Relationship patterns also are influenced by our fears around connection and safety. We live in bodily and emotional connection to others. We are born through wombs and are nourished at breasts as infants. We experience love through emotional connection and touch. When our attachment needs are threatened, we move into fear and behaviors which attempt to help us to maintain safety and connection. Many of these behaviors however, sabotage the very connection we seek.
Instead of responding out of fear, we can look at our actions. Are we building bridges, or burning them? Are we caught in loops of behavior that we cannot control? Love cannot flourish when we behave in ways that break connection. Being disappointed with our partner is not the problem; it is the dialogue we have, both with our partner and ourselves that matters. The choices of behaving and thinking that we learn to make in the context of our pain and disappointment can allow us to create a satisfying love.
Making love last also requires curiosity, both about our own reactions and the reactions of our partner. Love cannot flourish if we blame, criticize, or do not take responsibility for our own responses. Love cannot flourish when we do not allow ourselves to be vulnerable or behave in a way that the other cannot be vulnerable with us. Because of this, habitual patterns of behavior that create safety and routine, but reduce risk and openness, while necessary for aspects of our lives and our relationships, can diminish connection.

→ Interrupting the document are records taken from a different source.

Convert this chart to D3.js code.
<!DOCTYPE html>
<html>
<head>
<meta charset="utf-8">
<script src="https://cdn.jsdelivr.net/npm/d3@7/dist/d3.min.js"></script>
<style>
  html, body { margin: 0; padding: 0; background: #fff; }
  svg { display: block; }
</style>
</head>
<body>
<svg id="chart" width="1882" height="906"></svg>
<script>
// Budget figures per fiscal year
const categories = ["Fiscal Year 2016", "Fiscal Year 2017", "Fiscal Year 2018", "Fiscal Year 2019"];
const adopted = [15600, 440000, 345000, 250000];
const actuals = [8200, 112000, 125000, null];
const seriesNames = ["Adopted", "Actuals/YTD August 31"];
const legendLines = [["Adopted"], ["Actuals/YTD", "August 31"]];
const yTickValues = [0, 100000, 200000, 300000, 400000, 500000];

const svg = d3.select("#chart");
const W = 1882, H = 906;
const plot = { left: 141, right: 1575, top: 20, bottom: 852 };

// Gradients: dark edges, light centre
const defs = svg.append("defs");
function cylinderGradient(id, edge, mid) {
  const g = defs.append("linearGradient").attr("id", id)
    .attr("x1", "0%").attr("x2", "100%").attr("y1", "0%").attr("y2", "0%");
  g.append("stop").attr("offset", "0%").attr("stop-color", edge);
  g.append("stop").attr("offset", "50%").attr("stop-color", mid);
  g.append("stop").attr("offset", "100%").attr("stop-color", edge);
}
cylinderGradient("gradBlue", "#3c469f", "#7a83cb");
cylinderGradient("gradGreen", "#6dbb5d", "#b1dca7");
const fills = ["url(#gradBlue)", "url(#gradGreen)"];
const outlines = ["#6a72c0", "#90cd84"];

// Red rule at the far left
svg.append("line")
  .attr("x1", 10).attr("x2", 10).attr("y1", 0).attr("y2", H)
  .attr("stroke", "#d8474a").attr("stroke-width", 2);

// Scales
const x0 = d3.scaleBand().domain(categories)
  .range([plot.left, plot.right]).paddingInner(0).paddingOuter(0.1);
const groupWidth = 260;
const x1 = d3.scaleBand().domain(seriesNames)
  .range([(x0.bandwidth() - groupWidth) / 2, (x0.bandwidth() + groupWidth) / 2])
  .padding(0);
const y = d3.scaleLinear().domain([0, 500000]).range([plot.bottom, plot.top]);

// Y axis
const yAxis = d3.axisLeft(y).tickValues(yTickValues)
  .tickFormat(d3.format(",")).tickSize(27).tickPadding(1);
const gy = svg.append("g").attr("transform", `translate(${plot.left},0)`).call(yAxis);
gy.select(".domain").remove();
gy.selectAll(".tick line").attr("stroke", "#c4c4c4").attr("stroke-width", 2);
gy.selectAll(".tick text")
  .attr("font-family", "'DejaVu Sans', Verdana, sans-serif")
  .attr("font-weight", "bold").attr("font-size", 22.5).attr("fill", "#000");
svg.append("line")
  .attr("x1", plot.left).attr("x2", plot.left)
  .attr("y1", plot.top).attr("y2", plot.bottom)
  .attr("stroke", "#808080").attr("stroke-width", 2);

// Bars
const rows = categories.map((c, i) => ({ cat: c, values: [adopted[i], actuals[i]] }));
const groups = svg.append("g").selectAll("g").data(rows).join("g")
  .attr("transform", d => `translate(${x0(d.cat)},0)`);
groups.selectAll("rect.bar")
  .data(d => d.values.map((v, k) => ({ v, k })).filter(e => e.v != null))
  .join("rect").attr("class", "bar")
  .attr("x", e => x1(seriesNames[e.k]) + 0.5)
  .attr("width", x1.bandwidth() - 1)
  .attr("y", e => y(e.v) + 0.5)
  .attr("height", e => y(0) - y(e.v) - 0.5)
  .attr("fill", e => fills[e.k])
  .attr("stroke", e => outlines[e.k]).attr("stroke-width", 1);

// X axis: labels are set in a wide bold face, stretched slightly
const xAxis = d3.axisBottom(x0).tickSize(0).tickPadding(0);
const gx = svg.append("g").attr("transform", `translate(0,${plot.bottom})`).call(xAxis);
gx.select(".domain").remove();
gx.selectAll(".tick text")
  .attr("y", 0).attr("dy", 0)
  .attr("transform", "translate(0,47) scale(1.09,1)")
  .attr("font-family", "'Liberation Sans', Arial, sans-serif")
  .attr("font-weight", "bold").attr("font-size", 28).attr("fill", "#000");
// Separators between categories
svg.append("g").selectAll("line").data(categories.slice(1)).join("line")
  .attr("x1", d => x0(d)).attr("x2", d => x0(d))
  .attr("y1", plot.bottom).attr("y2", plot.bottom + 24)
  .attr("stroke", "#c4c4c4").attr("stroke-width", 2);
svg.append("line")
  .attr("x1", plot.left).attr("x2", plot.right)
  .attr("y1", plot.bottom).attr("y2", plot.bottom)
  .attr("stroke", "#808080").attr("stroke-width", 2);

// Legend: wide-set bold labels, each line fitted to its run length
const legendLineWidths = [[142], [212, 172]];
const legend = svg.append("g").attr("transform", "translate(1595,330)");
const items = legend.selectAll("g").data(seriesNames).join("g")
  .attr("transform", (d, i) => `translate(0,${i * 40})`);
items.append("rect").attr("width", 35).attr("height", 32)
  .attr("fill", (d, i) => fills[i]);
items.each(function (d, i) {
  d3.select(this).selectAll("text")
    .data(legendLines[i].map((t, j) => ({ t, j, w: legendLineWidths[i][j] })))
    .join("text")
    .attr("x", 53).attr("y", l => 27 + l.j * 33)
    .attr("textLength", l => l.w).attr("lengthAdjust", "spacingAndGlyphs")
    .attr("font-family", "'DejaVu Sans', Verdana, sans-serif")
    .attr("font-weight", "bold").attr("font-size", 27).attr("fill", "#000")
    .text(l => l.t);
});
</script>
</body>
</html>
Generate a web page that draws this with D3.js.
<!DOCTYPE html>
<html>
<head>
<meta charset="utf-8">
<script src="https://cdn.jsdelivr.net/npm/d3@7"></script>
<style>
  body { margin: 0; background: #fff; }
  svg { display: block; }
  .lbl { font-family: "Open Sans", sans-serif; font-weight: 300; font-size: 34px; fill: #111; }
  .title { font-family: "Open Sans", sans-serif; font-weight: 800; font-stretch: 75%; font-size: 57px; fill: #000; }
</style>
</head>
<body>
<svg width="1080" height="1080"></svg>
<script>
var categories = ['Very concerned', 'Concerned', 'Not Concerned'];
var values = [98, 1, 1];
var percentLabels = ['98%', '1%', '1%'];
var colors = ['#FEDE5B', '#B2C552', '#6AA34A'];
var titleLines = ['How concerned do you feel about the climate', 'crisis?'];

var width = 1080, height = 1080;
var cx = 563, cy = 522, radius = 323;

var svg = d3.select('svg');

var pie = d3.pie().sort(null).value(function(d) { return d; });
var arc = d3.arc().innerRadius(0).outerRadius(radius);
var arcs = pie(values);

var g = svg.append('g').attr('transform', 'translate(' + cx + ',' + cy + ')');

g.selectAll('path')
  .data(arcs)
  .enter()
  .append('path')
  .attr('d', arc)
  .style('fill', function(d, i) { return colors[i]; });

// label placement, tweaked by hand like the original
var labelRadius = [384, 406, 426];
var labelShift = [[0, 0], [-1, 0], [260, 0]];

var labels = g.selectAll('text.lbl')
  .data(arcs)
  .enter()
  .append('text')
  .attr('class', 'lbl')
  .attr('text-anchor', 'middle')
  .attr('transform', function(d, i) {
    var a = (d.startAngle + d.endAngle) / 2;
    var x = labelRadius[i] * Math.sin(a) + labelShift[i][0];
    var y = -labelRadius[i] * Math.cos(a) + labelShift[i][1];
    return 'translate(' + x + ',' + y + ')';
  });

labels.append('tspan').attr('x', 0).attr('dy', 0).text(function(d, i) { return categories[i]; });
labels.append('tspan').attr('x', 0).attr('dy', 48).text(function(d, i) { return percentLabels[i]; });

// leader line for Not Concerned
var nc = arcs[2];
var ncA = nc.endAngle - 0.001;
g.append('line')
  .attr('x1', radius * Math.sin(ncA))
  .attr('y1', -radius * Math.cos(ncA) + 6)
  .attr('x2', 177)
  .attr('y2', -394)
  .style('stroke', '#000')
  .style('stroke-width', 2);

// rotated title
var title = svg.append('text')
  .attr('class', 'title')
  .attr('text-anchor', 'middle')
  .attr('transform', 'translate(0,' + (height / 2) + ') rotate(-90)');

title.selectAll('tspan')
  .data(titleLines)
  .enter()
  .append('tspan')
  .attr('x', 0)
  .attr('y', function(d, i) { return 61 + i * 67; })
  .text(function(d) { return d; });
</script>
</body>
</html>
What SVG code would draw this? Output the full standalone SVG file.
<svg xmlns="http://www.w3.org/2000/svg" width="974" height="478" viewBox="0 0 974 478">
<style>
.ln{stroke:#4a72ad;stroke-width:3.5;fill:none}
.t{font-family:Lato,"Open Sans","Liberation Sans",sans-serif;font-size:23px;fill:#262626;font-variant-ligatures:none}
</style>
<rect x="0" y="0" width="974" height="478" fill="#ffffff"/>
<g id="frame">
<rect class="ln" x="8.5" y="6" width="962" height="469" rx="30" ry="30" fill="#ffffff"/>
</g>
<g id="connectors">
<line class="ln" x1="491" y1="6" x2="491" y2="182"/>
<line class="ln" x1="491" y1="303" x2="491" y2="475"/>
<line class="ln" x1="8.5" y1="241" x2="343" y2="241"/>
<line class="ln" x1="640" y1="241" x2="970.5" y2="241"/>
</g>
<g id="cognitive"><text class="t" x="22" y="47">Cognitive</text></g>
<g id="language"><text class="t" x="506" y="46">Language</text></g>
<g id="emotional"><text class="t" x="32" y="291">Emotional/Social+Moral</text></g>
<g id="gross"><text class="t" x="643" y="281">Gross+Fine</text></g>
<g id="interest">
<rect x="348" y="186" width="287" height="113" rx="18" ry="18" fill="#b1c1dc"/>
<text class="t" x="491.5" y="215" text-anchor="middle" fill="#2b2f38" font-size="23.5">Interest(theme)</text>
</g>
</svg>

A relationship is a living breathing entity created by two individuals. Creating a relationship is a commitment to the process of that relationship, thus it must continually be nourished. Nourishing a relationship requires the courage to take risks, to be vulnerable and curious rather than defensive. It includes the ability to tolerate and share uncomfortable feelings and experience ambiguity. Making love last includes a willingness to witness oneself and one’s partner with both compassion and openness.